# [Exercise brief]
Filter the records below and copy every line containing the word "this".

# [Materials provided]
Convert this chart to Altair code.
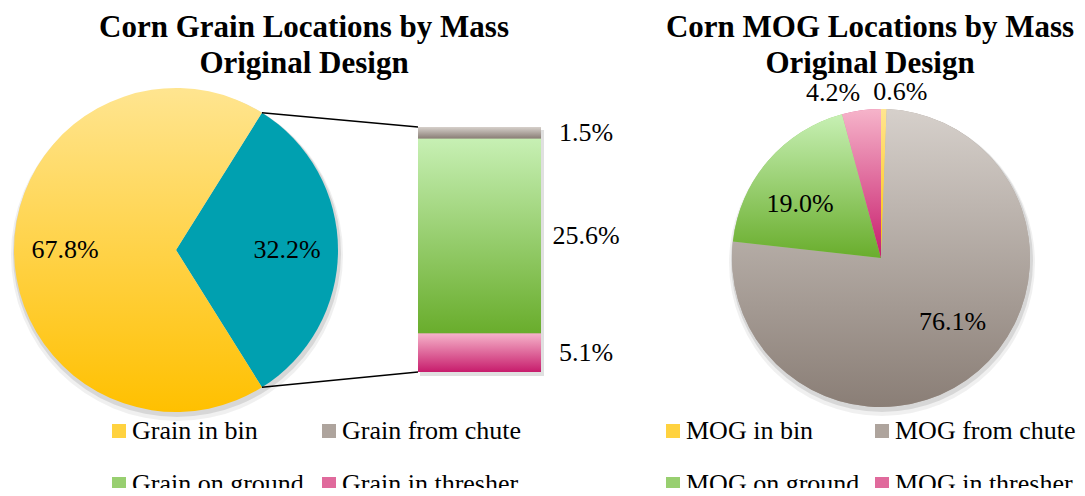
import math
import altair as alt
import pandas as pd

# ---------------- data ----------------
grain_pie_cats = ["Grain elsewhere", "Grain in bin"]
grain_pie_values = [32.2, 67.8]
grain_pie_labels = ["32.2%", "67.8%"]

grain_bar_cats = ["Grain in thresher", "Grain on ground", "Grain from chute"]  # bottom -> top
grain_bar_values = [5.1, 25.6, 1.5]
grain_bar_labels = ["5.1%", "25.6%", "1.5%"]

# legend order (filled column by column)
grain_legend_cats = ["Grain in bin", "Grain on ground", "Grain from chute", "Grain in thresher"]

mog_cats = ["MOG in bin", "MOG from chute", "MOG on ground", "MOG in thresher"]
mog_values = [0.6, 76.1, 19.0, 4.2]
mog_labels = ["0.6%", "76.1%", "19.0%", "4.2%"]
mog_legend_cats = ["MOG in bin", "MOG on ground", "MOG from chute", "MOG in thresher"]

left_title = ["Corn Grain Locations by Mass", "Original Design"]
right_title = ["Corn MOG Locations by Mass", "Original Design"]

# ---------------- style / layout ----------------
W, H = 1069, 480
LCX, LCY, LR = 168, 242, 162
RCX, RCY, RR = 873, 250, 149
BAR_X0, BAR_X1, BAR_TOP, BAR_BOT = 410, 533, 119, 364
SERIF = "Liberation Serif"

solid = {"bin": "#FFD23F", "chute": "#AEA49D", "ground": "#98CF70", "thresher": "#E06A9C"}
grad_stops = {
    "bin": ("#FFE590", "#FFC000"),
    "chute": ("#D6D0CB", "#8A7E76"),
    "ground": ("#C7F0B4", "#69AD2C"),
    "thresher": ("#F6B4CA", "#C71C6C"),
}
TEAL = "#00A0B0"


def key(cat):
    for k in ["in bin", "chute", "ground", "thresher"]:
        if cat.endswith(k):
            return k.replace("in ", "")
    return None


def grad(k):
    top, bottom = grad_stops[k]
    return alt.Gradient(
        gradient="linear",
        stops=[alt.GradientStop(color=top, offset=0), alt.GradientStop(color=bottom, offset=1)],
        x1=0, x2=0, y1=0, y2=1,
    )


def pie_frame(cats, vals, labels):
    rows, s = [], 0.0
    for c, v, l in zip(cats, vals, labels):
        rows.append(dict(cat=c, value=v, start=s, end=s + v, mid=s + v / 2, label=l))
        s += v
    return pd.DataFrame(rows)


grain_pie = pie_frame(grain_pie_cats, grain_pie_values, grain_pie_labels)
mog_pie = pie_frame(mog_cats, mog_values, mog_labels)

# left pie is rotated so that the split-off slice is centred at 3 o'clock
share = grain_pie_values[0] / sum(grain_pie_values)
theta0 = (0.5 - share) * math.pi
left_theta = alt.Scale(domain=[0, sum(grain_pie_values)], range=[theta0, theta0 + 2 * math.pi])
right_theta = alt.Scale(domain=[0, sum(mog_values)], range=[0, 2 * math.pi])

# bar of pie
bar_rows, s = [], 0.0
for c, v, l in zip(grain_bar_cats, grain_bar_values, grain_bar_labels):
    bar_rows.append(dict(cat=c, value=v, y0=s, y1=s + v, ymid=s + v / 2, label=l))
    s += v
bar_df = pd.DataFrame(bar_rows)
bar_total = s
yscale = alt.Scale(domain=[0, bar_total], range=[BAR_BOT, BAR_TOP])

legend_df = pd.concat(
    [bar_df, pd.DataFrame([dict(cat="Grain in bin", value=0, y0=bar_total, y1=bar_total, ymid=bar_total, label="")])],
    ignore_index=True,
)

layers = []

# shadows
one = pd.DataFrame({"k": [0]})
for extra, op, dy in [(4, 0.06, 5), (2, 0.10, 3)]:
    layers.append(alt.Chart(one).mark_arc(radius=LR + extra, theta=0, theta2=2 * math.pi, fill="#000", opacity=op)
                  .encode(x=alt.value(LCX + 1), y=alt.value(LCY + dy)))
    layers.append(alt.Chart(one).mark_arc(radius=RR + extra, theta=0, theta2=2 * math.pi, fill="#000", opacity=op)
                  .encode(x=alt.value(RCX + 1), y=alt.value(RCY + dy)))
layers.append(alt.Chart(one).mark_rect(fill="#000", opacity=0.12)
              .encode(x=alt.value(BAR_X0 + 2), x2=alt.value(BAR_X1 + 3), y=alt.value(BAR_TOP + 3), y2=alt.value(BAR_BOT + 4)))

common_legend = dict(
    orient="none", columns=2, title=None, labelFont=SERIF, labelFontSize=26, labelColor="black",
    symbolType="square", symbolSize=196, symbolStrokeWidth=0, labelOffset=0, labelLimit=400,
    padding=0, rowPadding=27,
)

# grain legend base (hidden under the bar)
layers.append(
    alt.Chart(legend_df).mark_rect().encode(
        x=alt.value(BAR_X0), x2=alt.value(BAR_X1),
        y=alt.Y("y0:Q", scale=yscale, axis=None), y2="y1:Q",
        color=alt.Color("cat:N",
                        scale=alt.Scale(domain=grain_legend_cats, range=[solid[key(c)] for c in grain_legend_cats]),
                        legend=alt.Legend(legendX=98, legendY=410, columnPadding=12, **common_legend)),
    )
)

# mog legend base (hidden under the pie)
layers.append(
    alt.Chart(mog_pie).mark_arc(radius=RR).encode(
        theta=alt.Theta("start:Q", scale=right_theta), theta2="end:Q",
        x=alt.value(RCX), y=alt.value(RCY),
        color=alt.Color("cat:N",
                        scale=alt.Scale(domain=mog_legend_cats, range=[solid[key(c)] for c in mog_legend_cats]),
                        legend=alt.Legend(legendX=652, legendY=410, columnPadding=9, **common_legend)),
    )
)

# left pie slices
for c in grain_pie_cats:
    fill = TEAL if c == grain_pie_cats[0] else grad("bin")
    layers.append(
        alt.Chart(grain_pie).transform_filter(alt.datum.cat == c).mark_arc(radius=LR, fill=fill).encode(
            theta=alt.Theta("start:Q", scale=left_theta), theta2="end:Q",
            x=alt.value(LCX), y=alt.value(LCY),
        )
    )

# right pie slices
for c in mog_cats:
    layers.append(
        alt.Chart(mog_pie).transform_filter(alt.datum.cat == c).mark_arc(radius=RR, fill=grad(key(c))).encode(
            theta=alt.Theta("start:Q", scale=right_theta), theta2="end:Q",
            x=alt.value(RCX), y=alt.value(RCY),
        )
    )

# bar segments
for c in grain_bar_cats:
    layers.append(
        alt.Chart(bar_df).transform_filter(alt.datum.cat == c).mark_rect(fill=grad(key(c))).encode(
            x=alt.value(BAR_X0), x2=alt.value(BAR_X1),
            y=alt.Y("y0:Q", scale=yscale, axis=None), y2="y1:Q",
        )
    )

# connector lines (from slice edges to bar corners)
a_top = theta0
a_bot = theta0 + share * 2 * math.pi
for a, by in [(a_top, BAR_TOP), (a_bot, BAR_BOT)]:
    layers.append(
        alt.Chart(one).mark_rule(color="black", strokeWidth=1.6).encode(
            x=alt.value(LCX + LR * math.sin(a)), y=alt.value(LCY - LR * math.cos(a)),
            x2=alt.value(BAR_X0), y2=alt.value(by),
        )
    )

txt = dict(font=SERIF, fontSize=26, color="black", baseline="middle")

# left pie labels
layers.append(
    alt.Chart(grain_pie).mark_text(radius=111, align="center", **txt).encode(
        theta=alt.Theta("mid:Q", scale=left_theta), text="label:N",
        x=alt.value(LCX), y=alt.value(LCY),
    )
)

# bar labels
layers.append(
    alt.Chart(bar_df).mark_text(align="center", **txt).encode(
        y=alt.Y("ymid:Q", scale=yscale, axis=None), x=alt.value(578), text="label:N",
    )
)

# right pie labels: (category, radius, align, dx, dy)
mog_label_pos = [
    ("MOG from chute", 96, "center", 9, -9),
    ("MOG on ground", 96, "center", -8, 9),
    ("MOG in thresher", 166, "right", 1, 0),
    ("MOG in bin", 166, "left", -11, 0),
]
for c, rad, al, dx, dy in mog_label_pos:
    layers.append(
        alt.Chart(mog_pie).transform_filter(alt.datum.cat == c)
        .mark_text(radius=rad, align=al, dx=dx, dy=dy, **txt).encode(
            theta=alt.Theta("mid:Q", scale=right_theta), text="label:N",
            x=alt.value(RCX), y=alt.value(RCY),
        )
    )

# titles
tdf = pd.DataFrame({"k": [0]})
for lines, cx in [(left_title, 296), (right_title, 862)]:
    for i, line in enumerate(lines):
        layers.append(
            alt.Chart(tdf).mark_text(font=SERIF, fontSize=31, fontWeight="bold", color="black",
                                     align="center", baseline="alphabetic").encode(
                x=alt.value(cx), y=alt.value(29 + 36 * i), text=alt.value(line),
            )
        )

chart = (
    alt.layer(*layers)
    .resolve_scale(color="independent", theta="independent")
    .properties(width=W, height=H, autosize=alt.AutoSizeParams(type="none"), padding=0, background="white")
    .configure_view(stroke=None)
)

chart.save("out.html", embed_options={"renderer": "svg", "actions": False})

* * *

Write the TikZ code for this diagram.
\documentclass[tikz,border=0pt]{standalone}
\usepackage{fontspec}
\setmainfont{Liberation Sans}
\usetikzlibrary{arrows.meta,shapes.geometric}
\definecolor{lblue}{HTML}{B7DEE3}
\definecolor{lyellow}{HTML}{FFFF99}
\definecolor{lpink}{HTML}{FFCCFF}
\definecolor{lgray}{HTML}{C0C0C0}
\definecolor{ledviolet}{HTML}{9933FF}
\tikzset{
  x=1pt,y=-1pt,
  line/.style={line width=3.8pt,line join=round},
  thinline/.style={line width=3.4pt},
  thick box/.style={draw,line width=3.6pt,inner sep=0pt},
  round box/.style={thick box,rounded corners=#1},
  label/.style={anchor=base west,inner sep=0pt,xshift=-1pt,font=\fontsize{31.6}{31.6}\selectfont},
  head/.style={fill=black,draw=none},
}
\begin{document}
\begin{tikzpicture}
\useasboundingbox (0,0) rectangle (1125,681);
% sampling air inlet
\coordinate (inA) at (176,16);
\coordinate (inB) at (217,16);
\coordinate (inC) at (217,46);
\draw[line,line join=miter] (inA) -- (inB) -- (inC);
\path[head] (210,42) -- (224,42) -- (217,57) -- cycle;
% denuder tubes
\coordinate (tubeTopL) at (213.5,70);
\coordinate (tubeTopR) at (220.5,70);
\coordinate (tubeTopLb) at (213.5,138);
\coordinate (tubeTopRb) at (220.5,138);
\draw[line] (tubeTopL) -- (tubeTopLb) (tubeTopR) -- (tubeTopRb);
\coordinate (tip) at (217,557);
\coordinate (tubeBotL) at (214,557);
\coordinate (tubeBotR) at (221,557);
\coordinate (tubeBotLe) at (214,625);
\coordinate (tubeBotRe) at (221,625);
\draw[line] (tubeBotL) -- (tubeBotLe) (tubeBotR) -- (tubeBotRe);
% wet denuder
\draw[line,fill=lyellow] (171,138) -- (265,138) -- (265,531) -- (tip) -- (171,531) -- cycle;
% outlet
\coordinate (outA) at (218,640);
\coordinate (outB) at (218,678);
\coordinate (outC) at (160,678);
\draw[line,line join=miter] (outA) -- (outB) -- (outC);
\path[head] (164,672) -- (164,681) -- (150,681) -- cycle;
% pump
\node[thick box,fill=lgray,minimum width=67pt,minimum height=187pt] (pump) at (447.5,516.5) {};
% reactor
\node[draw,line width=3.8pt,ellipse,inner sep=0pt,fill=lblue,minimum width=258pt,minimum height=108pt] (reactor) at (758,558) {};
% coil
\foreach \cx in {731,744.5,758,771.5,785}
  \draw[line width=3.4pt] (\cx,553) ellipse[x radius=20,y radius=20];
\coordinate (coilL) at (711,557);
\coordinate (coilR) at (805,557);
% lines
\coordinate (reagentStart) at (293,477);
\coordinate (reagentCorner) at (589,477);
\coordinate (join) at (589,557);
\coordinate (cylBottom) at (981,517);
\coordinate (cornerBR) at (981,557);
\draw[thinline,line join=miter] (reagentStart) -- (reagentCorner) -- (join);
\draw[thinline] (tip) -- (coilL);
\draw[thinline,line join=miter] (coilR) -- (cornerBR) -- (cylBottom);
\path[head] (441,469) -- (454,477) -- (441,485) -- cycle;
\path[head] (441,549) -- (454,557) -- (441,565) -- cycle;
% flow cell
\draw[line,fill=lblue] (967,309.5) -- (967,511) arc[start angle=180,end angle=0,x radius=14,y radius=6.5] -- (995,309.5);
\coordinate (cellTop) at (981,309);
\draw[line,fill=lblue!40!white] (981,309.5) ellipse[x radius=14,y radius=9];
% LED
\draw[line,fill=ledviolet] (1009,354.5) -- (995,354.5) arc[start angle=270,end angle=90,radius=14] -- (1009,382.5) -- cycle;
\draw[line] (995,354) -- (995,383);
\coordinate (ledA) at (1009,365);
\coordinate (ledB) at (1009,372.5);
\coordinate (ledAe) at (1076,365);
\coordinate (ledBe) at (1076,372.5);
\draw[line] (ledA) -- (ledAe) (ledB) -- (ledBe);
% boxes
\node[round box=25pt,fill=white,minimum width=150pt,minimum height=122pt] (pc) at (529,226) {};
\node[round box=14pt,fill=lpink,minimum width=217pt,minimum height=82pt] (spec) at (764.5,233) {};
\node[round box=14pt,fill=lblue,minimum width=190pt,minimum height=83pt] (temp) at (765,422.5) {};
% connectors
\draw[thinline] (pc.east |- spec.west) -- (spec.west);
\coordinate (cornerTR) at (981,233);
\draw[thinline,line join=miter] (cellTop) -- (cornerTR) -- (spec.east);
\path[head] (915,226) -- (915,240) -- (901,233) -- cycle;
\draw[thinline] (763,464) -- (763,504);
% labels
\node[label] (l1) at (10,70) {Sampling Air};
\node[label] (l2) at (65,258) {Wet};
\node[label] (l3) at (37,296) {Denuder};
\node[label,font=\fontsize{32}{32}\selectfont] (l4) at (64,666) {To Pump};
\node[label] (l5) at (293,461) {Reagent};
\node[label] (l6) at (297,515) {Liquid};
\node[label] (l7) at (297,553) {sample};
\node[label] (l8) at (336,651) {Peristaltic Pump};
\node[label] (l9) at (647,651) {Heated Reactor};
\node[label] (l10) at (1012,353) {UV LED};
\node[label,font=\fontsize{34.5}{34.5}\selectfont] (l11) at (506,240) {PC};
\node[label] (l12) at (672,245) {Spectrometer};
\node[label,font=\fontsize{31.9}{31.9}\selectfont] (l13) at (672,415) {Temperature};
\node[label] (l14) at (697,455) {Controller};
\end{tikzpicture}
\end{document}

# [Task answer]
Convert this chart to Altair code.
Write the TikZ code for this diagram.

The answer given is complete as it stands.